The Return of Magpie Moments: Damn Yankees (and Mets)

For the first post of the New Year (Happy 2015!), I thought I’d bring back Magpie Moments, my occasional series sharing bits of real life that I hoarded and incorporated, magpie-like, into my fiction.

[T]here’s very little I won’t do to go to a game on the rare occasion I’m within a couple hundred miles of Fenway. Make it a Dugout Box and the list gets even smaller.

Chapter One, Secrets in Stockbridge

In Secrets in Stockbridge, Sydney Brennan’s ex-boyfriend uses her love of the Red Sox to bribe her into traveling to his home in upstate New York. If you’ve read Back to Lazarus, you already know that Sydney is a Red Sox fan. (Her baseball cap appears early in the upcoming Panacea as well.)

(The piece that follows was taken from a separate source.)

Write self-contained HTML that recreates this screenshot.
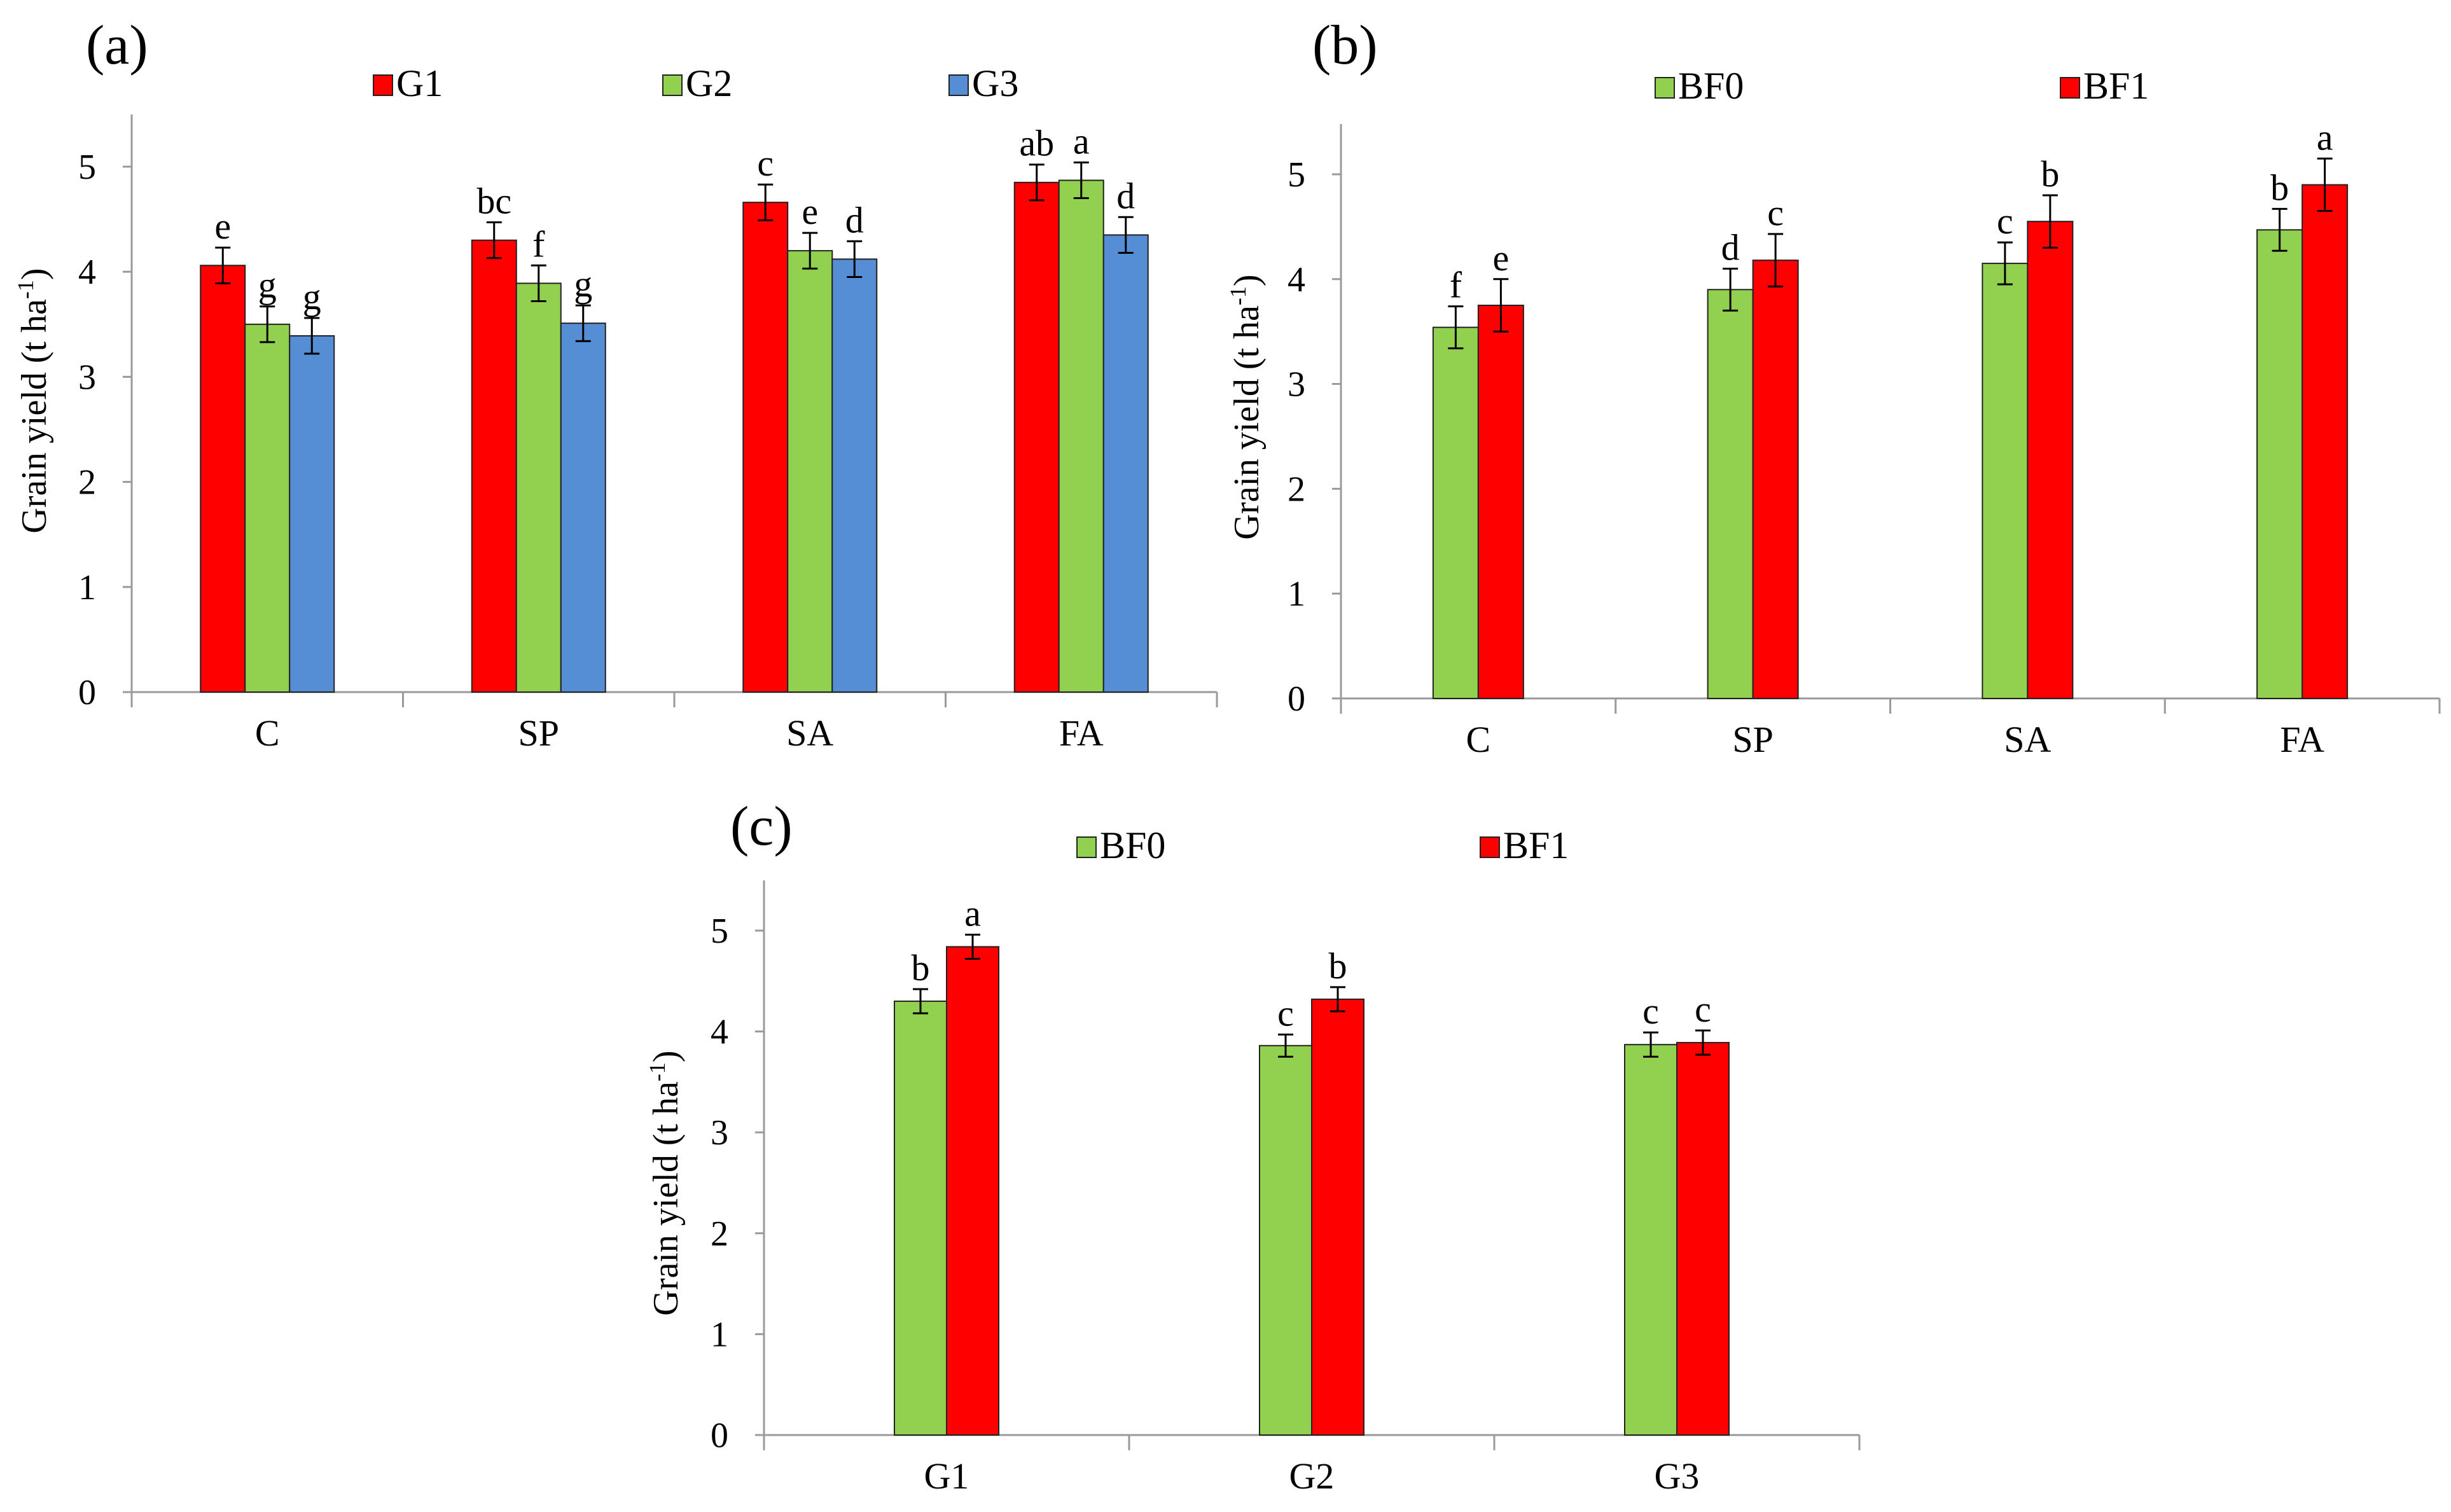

It probably won’t shock you to learn that Sydney got her love of the Red Sox from me.

Unlike Sydney, I’ve never had the pleasure of watching a game at Fenway Park, so the hours spent online, trying to get the details right (for a 2005 game, no less) were a vicarious thrill.

I’ve only been to Boston once. That was in college, ostensibly to watch a friend compete in the Head of the Charles crew regatta. It was a gorgeous fall weekend in a gorgeous city. Even the theatre where we saw Pulp Fiction opening weekend was—you guessed it—gorgeous, and stately enough for a historic assassination.

I would love to go back for the extended visit the city deserves.

I spent much of my childhood in central Florida back in the days when the only professional baseball in the state was spring training. Even then I was a sucker for the underdog, and when it came to winning the World Series, Boston definitely qualified as one. (I might have been a sucker for curses too.)

Chapter Three, Secrets in Stockbridge

I didn’t grow up in Florida, but the origins of Sydney’s Red Sox love mirror my own… what imaginative kid doesn’t love an underdog team with a curse? 👻

Although I don’t regularly follow baseball anymore, I was fortunate to be visiting my mom on the mainland during the 2013 World Series. My confused circadian clock fought me into what felt like wee hours to watch the end of Game Six.

Perhaps that’s why my mind kept returning to a much more exciting Game Six…

It’s 1986, and a girl steels herself to go to school the next day and—as the only Red Sox fan in her class—endure endless crap for the game-ending error by her injured favorite player. [sigh]

As sleep threatened to overtake me more than 25 years later, I liked to think I could hear that frustrated girl—and maybe even Sydney Brennan—whooping until they were hoarse, part of the Fenway cacophony.